> **GIVEN REQUEST**
Pictures aside, write out every record exactly as it appears.

Code that draws figures:
━━━━━━━━━━

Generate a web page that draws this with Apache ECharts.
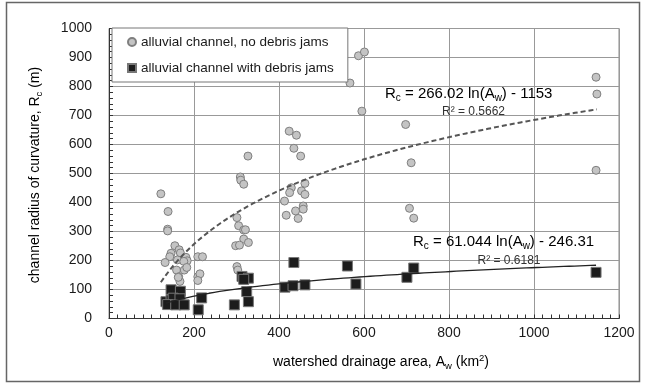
<!DOCTYPE html>
<html><head><meta charset="utf-8">
<script src="https://cdn.jsdelivr.net/npm/echarts@6/dist/echarts.min.js"></script>
<style>html,body{margin:0;padding:0;background:#fff}#c{width:645px;height:385px}</style>
</head><body><div id="c"></div>
<script>
// ---- data ----
const seriesNames = ['alluvial channel, no debris jams', 'alluvial channel with debris jams'];
const noJams = [
  [122,430],[139,369],[138,308],[138,302],[155,251],[146,225],[165,237],[168,226],[143,213],[181,211],
  [184,199],[132,193],[161,202],[176,197],[159,167],[177,167],[183,176],[164,144],[167,128],[163,142],
  [209,213],[220,213],[209,144],[214,154],[209,131],
  [327,560],[309,488],[310,477],[317,463],[301,348],[305,320],[317,305],[321,306],[317,274],[328,262],
  [298,251],[307,253],[301,179],[303,167],
  [424,646],[441,632],[435,587],[451,560],[429,451],[425,434],[461,466],[453,440],[461,428],[413,405],
  [457,388],[457,377],[439,371],[417,356],[445,345],
  [567,812],[587,906],[601,919],[595,715],[698,669],[711,537],[707,380],[717,346],
  [1146,832],[1148,774],[1146,511]
];
const withJams = [
  [146,99],[168,94],[134,58],[146,64],[151,70],[167,68],[138,48],[157,47],[177,47],[218,71],[210,30],
  [313,145],[328,139],[317,135],[324,93],[295,47],[328,58],
  [435,193],[414,108],[433,113],[461,116],[561,181],[581,119],[701,142],[717,174],[1146,159]
];
// trendline equations printed on the chart: Rc = a ln(Aw) + b
const trendNoJamsA = 266.02, trendNoJamsB = -1153, trendNoJamsR2 = '0.5662';
const trendJamsA = 61.044, trendJamsB = -246.31, trendJamsR2 = '0.6181';
const xMin = 0, xMax = 1200, xStep = 200;
const yMin = 0, yMax = 1000, yStep = 100;

function trendLine(pts, a, b) {
  const xs = pts.map(p => p[0]);
  const lo = Math.min(...xs), hi = Math.max(...xs);
  const out = [];
  const n = 80;
  for (let i = 0; i <= n; i++) {
    const x = lo + (hi - lo) * i / n;
    out.push([x, a * Math.log(x) + b]);
  }
  return out;
}

const FONT = 'Liberation Sans, Arial, sans-serif';
const chart = echarts.init(document.getElementById('c'), null, {renderer: 'canvas'});
const gridDef = {left: 109, right: 26, top: 28.5, bottom: 66.5, show: true, borderColor: '#8a8a8a', borderWidth: 1};
const eqRich = {
  a: {fontSize: 15, fontFamily: FONT, color: '#1a1a1a', lineHeight: 20, verticalAlign: 'middle'},
  s: {fontSize: 10, fontFamily: FONT, color: '#1a1a1a', lineHeight: 20, verticalAlign: 'bottom'}
};
const titleRich = {
  a: {fontSize: 14, fontFamily: FONT, color: '#1a1a1a', lineHeight: 18, verticalAlign: 'middle'},
  s: {fontSize: 9.5, fontFamily: FONT, color: '#1a1a1a', lineHeight: 18, verticalAlign: 'bottom'},
  p: {fontSize: 9.5, fontFamily: FONT, color: '#1a1a1a', lineHeight: 18, verticalAlign: 'top'}
};
const plain = v => String(v);

chart.setOption({
  animation: false,
  backgroundColor: '#fff',
  grid: gridDef,
  legend: {
    orient: 'vertical', left: 112, top: 28,
    padding: [7, 14, 7, 15], itemGap: 12, itemWidth: 8, itemHeight: 8,
    backgroundColor: '#fff', borderColor: '#777', borderWidth: 1,
    textStyle: {fontSize: 13.5, fontFamily: FONT, color: '#1a1a1a'},
    data: seriesNames
  },
  xAxis: {
    type: 'value', min: xMin, max: xMax, interval: xStep, position: 'bottom',
    axisLine: {show: true, lineStyle: {color: '#333', width: 1}},
    axisTick: {show: true, inside: true, length: 4, lineStyle: {color: '#333'}},
    minorTick: {show: true, splitNumber: 10, length: 4, lineStyle: {color: '#333'}},
    axisLabel: {fontSize: 14, fontFamily: FONT, color: '#1a1a1a', margin: 8, formatter: plain},
    splitLine: {show: true, lineStyle: {color: '#999', width: 1}}
  },
  yAxis: {
    type: 'value', min: yMin, max: yMax, interval: yStep, position: 'left',
    axisLine: {show: true, lineStyle: {color: '#333', width: 1}},
    axisTick: {show: true, inside: true, length: 4, lineStyle: {color: '#333'}},
    minorTick: {show: true, splitNumber: 5, length: 4, lineStyle: {color: '#333'}},
    axisLabel: {fontSize: 14, fontFamily: FONT, color: '#1a1a1a', margin: 17, formatter: plain},
    splitLine: {show: true, lineStyle: {color: '#999', width: 1}}
  },
  series: [{
    name: seriesNames[0], type: 'scatter', symbol: 'circle', symbolSize: 8,
    itemStyle: {color: '#c4c4c4', borderColor: '#7f7f7f', borderWidth: 1, opacity: 1},
    data: noJams, z: 3
  }, {
    name: seriesNames[1], type: 'scatter', symbol: 'rect', symbolSize: 10,
    itemStyle: {color: '#1c1c1c', borderColor: '#777', borderWidth: 1, opacity: 1},
    data: withJams, z: 3
  }, {
    name: 'trend1', type: 'line', showSymbol: false, symbol: 'none', silent: true,
    lineStyle: {color: '#555', width: 2, type: [5, 3]},
    data: trendLine(noJams, trendNoJamsA, trendNoJamsB), z: 4
  }, {
    name: 'trend2', type: 'line', showSymbol: false, symbol: 'none', silent: true,
    lineStyle: {color: '#222', width: 1.3},
    data: trendLine(withJams, trendJamsA, trendJamsB), z: 4
  }],
  graphic: [
    {type: 'rect', shape: {x: 6.5, y: 2.5, width: 633, height: 379}, style: {fill: 'none', stroke: '#666', lineWidth: 1.5}, z: 100},
    {type: 'text', left: 385, top: 86, z: 100,
     style: {text: '{a|R}{s|c}{a| = ' + trendNoJamsA.toFixed(2) + ' ln(A}{s|w}{a|) - ' + Math.abs(trendNoJamsB) + '}', rich: eqRich}},
    {type: 'text', x: 505, y: 112, z: 100,
     style: {text: 'R² = ' + trendNoJamsR2, align: 'right', verticalAlign: 'middle', fontSize: 12, fontFamily: FONT, fill: '#333'}},
    {type: 'text', left: 413, top: 234, z: 100,
     style: {text: '{a|R}{s|c}{a| = ' + trendJamsA.toFixed(3) + ' ln(A}{s|w}{a|) - ' + Math.abs(trendJamsB).toFixed(2) + '}', rich: eqRich}},
    {type: 'text', x: 540.5, y: 261, z: 100,
     style: {text: 'R² = ' + trendJamsR2, align: 'right', verticalAlign: 'middle', fontSize: 12, fontFamily: FONT, fill: '#333'}},
    {type: 'text', x: 381, y: 362, z: 100,
     style: {text: '{a|watershed drainage area, A}{s|w}{a| (km}{p|2}{a|)}', rich: titleRich, align: 'center', verticalAlign: 'middle'}},
    {type: 'text', x: 35.5, y: 175, rotation: Math.PI / 2, z: 100,
     style: {text: '{a|channel radius of curvature, R}{s|c}{a| (m)}', rich: titleRich, align: 'center', verticalAlign: 'middle'}}
  ]
});
</script>
</body></html>
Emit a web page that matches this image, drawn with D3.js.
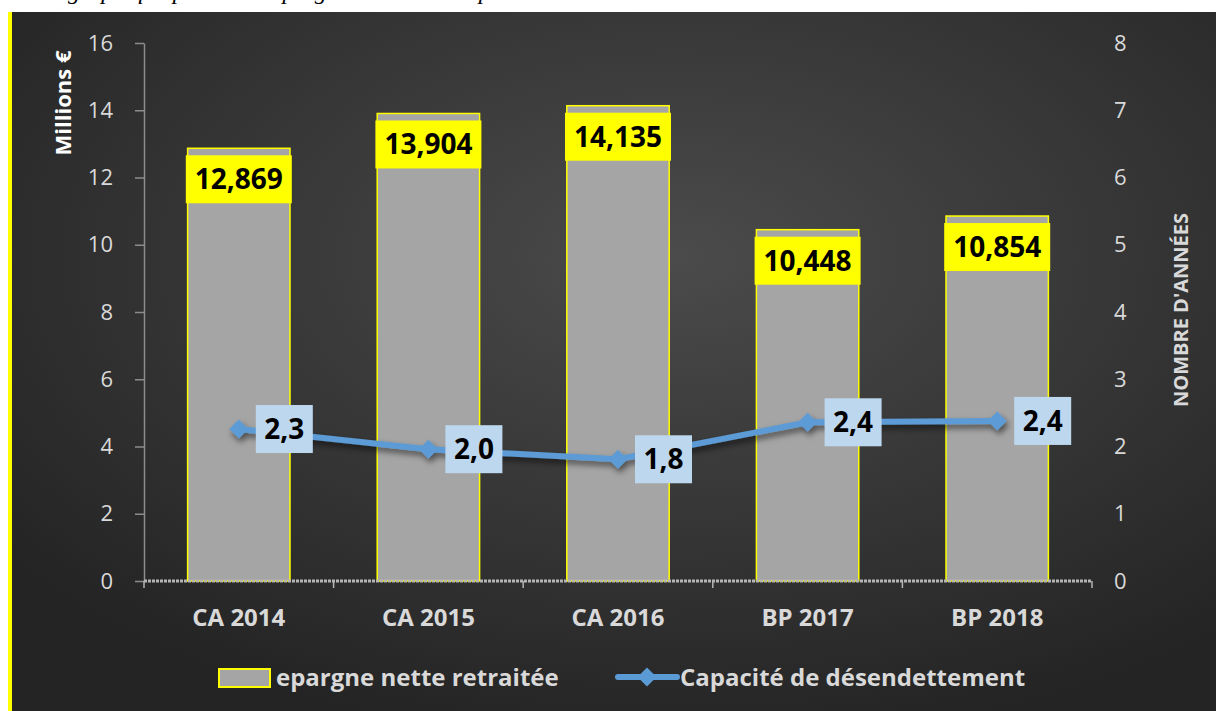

━━━━━━━━━━

> **ANSWER TO THE EXERCISE**
Generate a web page that draws this with Apache ECharts.
<!DOCTYPE html>
<html><head><meta charset="utf-8">
<script src="https://cdn.jsdelivr.net/npm/echarts@6/dist/echarts.min.js"></script>
<style>html,body{margin:0;padding:0;background:#fff}#c{width:645px;height:385px}</style>
</head><body><div id="c"></div>
<script>
// ---- data ----
const seriesNames = ['alluvial channel, no debris jams', 'alluvial channel with debris jams'];
const noJams = [
  [122,430],[139,369],[138,308],[138,302],[155,251],[146,225],[165,237],[168,226],[143,213],[181,211],
  [184,199],[132,193],[161,202],[176,197],[159,167],[177,167],[183,176],[164,144],[167,128],[163,142],
  [209,213],[220,213],[209,144],[214,154],[209,131],
  [327,560],[309,488],[310,477],[317,463],[301,348],[305,320],[317,305],[321,306],[317,274],[328,262],
  [298,251],[307,253],[301,179],[303,167],
  [424,646],[441,632],[435,587],[451,560],[429,451],[425,434],[461,466],[453,440],[461,428],[413,405],
  [457,388],[457,377],[439,371],[417,356],[445,345],
  [567,812],[587,906],[601,919],[595,715],[698,669],[711,537],[707,380],[717,346],
  [1146,832],[1148,774],[1146,511]
];
const withJams = [
  [146,99],[168,94],[134,58],[146,64],[151,70],[167,68],[138,48],[157,47],[177,47],[218,71],[210,30],
  [313,145],[328,139],[317,135],[324,93],[295,47],[328,58],
  [435,193],[414,108],[433,113],[461,116],[561,181],[581,119],[701,142],[717,174],[1146,159]
];
// trendline equations printed on the chart: Rc = a ln(Aw) + b
const trendNoJamsA = 266.02, trendNoJamsB = -1153, trendNoJamsR2 = '0.5662';
const trendJamsA = 61.044, trendJamsB = -246.31, trendJamsR2 = '0.6181';
const xMin = 0, xMax = 1200, xStep = 200;
const yMin = 0, yMax = 1000, yStep = 100;

function trendLine(pts, a, b) {
  const xs = pts.map(p => p[0]);
  const lo = Math.min(...xs), hi = Math.max(...xs);
  const out = [];
  const n = 80;
  for (let i = 0; i <= n; i++) {
    const x = lo + (hi - lo) * i / n;
    out.push([x, a * Math.log(x) + b]);
  }
  return out;
}

const FONT = 'Liberation Sans, Arial, sans-serif';
const chart = echarts.init(document.getElementById('c'), null, {renderer: 'canvas'});
const gridDef = {left: 109, right: 26, top: 28.5, bottom: 66.5, show: true, borderColor: '#8a8a8a', borderWidth: 1};
const eqRich = {
  a: {fontSize: 15, fontFamily: FONT, color: '#1a1a1a', lineHeight: 20, verticalAlign: 'middle'},
  s: {fontSize: 10, fontFamily: FONT, color: '#1a1a1a', lineHeight: 20, verticalAlign: 'bottom'}
};
const titleRich = {
  a: {fontSize: 14, fontFamily: FONT, color: '#1a1a1a', lineHeight: 18, verticalAlign: 'middle'},
  s: {fontSize: 9.5, fontFamily: FONT, color: '#1a1a1a', lineHeight: 18, verticalAlign: 'bottom'},
  p: {fontSize: 9.5, fontFamily: FONT, color: '#1a1a1a', lineHeight: 18, verticalAlign: 'top'}
};
const plain = v => String(v);

chart.setOption({
  animation: false,
  backgroundColor: '#fff',
  grid: gridDef,
  legend: {
    orient: 'vertical', left: 112, top: 28,
    padding: [7, 14, 7, 15], itemGap: 12, itemWidth: 8, itemHeight: 8,
    backgroundColor: '#fff', borderColor: '#777', borderWidth: 1,
    textStyle: {fontSize: 13.5, fontFamily: FONT, color: '#1a1a1a'},
    data: seriesNames
  },
  xAxis: {
    type: 'value', min: xMin, max: xMax, interval: xStep, position: 'bottom',
    axisLine: {show: true, lineStyle: {color: '#333', width: 1}},
    axisTick: {show: true, inside: true, length: 4, lineStyle: {color: '#333'}},
    minorTick: {show: true, splitNumber: 10, length: 4, lineStyle: {color: '#333'}},
    axisLabel: {fontSize: 14, fontFamily: FONT, color: '#1a1a1a', margin: 8, formatter: plain},
    splitLine: {show: true, lineStyle: {color: '#999', width: 1}}
  },
  yAxis: {
    type: 'value', min: yMin, max: yMax, interval: yStep, position: 'left',
    axisLine: {show: true, lineStyle: {color: '#333', width: 1}},
    axisTick: {show: true, inside: true, length: 4, lineStyle: {color: '#333'}},
    minorTick: {show: true, splitNumber: 5, length: 4, lineStyle: {color: '#333'}},
    axisLabel: {fontSize: 14, fontFamily: FONT, color: '#1a1a1a', margin: 17, formatter: plain},
    splitLine: {show: true, lineStyle: {color: '#999', width: 1}}
  },
  series: [{
    name: seriesNames[0], type: 'scatter', symbol: 'circle', symbolSize: 8,
    itemStyle: {color: '#c4c4c4', borderColor: '#7f7f7f', borderWidth: 1, opacity: 1},
    data: noJams, z: 3
  }, {
    name: seriesNames[1], type: 'scatter', symbol: 'rect', symbolSize: 10,
    itemStyle: {color: '#1c1c1c', borderColor: '#777', borderWidth: 1, opacity: 1},
    data: withJams, z: 3
  }, {
    name: 'trend1', type: 'line', showSymbol: false, symbol: 'none', silent: true,
    lineStyle: {color: '#555', width: 2, type: [5, 3]},
    data: trendLine(noJams, trendNoJamsA, trendNoJamsB), z: 4
  }, {
    name: 'trend2', type: 'line', showSymbol: false, symbol: 'none', silent: true,
    lineStyle: {color: '#222', width: 1.3},
    data: trendLine(withJams, trendJamsA, trendJamsB), z: 4
  }],
  graphic: [
    {type: 'rect', shape: {x: 6.5, y: 2.5, width: 633, height: 379}, style: {fill: 'none', stroke: '#666', lineWidth: 1.5}, z: 100},
    {type: 'text', left: 385, top: 86, z: 100,
     style: {text: '{a|R}{s|c}{a| = ' + trendNoJamsA.toFixed(2) + ' ln(A}{s|w}{a|) - ' + Math.abs(trendNoJamsB) + '}', rich: eqRich}},
    {type: 'text', x: 505, y: 112, z: 100,
     style: {text: 'R² = ' + trendNoJamsR2, align: 'right', verticalAlign: 'middle', fontSize: 12, fontFamily: FONT, fill: '#333'}},
    {type: 'text', left: 413, top: 234, z: 100,
     style: {text: '{a|R}{s|c}{a| = ' + trendJamsA.toFixed(3) + ' ln(A}{s|w}{a|) - ' + Math.abs(trendJamsB).toFixed(2) + '}', rich: eqRich}},
    {type: 'text', x: 540.5, y: 261, z: 100,
     style: {text: 'R² = ' + trendJamsR2, align: 'right', verticalAlign: 'middle', fontSize: 12, fontFamily: FONT, fill: '#333'}},
    {type: 'text', x: 381, y: 362, z: 100,
     style: {text: '{a|watershed drainage area, A}{s|w}{a| (km}{p|2}{a|)}', rich: titleRich, align: 'center', verticalAlign: 'middle'}},
    {type: 'text', x: 35.5, y: 175, rotation: Math.PI / 2, z: 100,
     style: {text: '{a|channel radius of curvature, R}{s|c}{a| (m)}', rich: titleRich, align: 'center', verticalAlign: 'middle'}}
  ]
});
</script>
</body></html>
Emit a web page that matches this image, drawn with D3.js.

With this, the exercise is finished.